--- START OF Extracted material ---
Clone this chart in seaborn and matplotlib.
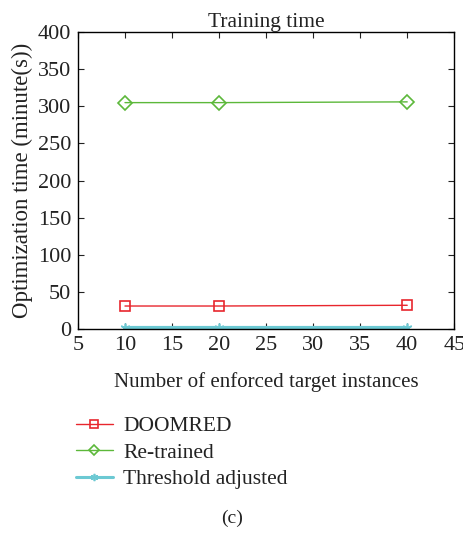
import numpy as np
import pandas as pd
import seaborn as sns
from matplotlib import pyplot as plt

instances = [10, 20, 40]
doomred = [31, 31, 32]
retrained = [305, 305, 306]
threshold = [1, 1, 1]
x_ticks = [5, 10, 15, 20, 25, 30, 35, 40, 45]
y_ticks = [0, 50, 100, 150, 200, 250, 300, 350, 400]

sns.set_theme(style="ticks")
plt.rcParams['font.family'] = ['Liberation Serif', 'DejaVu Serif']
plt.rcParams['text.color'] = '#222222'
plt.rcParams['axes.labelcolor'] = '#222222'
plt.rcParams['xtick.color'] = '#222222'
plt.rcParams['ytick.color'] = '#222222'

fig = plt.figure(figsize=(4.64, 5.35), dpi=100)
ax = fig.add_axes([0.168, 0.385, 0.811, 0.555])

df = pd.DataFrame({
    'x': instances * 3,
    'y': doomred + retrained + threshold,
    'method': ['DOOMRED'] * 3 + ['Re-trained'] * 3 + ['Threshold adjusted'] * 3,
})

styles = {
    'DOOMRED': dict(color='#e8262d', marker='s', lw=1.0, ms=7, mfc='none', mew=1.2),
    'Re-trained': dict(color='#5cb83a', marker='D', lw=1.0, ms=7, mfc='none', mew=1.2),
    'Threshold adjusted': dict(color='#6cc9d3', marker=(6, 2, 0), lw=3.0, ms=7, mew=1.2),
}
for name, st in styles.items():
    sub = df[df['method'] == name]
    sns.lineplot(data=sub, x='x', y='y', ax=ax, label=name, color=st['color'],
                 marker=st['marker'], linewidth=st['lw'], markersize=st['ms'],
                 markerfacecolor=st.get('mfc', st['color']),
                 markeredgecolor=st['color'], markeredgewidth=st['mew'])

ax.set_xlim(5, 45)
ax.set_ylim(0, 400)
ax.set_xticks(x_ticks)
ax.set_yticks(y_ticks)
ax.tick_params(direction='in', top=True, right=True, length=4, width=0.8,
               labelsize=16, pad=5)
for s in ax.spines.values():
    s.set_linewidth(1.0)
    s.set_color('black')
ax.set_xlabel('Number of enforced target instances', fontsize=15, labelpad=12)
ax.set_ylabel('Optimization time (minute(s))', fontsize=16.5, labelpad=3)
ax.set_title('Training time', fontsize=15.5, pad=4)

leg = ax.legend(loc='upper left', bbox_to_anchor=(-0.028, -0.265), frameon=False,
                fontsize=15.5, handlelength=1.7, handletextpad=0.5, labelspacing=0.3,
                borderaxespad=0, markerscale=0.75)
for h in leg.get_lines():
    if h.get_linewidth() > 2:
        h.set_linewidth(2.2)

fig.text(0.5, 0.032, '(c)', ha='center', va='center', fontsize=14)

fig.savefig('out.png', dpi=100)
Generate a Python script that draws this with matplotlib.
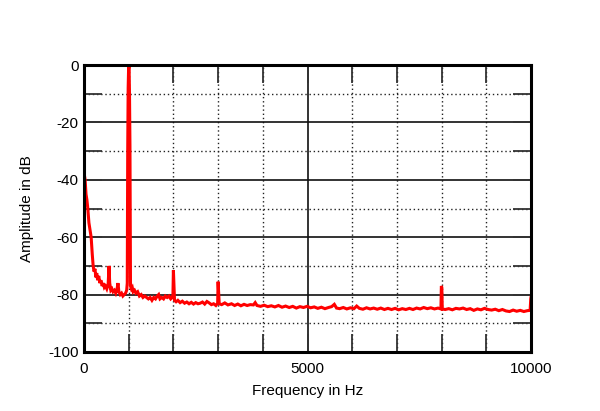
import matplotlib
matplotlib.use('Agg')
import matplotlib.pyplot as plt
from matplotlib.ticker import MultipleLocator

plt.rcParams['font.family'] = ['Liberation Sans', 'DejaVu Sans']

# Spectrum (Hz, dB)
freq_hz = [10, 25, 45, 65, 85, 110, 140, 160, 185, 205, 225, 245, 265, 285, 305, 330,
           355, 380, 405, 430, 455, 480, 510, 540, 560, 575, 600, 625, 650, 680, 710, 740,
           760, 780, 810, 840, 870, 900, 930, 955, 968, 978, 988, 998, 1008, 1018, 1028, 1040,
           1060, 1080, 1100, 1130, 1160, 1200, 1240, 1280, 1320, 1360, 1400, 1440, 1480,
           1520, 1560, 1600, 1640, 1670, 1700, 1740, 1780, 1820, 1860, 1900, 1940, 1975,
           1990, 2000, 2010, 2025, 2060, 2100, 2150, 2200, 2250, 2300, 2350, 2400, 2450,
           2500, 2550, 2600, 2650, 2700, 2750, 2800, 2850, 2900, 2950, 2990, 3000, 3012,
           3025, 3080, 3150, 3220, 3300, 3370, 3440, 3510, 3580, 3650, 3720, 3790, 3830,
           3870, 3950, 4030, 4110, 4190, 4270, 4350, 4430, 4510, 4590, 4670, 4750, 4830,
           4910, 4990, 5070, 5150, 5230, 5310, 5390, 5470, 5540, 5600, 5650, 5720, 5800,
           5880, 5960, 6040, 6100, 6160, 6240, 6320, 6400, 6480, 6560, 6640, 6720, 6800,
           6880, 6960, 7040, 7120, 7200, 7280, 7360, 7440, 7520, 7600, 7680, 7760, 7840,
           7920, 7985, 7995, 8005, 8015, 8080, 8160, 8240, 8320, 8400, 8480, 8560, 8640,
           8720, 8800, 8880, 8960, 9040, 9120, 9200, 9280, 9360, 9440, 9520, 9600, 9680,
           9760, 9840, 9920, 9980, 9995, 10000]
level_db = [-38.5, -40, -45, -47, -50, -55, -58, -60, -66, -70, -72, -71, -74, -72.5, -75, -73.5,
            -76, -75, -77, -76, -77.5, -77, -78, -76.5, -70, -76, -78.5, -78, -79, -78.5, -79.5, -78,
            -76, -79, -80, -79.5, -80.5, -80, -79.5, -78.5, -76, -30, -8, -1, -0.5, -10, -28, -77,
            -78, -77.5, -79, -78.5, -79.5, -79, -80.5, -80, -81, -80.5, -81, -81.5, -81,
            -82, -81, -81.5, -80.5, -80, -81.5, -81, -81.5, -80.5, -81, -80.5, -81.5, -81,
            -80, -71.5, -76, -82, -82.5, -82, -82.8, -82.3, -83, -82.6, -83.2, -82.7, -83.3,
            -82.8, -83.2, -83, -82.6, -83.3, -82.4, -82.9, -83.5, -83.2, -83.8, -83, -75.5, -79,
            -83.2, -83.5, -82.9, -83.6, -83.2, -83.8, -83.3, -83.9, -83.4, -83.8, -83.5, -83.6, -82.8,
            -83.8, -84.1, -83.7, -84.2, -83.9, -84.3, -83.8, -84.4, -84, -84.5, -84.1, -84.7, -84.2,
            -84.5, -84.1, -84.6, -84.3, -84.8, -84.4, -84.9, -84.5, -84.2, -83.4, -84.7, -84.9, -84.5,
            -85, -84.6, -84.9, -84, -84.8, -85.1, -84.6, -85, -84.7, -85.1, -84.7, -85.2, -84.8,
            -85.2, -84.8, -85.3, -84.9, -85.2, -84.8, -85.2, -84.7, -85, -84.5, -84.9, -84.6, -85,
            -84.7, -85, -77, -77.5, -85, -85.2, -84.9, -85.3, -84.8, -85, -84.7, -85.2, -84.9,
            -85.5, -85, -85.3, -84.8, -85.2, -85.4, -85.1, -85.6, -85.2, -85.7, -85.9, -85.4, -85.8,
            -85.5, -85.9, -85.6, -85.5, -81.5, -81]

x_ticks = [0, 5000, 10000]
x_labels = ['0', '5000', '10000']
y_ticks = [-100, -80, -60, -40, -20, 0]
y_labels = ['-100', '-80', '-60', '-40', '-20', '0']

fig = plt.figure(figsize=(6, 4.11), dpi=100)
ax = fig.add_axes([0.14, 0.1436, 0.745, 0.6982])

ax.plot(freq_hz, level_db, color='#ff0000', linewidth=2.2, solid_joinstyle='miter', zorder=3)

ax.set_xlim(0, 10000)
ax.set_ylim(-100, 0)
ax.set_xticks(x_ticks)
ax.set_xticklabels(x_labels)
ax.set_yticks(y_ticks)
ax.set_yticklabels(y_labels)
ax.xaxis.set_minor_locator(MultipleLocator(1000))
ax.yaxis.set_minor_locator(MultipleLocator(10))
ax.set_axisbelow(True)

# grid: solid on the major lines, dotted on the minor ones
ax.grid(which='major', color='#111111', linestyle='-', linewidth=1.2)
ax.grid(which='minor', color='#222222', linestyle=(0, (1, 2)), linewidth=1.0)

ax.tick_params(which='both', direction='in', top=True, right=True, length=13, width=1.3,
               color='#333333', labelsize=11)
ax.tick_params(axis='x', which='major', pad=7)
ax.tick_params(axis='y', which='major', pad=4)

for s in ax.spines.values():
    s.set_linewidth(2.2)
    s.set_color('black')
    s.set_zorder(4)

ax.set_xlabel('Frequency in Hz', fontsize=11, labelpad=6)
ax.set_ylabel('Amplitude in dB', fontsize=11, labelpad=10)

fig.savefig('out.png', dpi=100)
--- END OF Extracted material ---
**Work to do**. Exactly as written, please give again the lines from the beginning of the listing through the line containing "from matplotlib import pyplot as plt", inclusive, without any pictures.

**Complete output**.
Clone this chart in seaborn and matplotlib.
import numpy as np
import pandas as pd
import seaborn as sns
from matplotlib import pyplot as plt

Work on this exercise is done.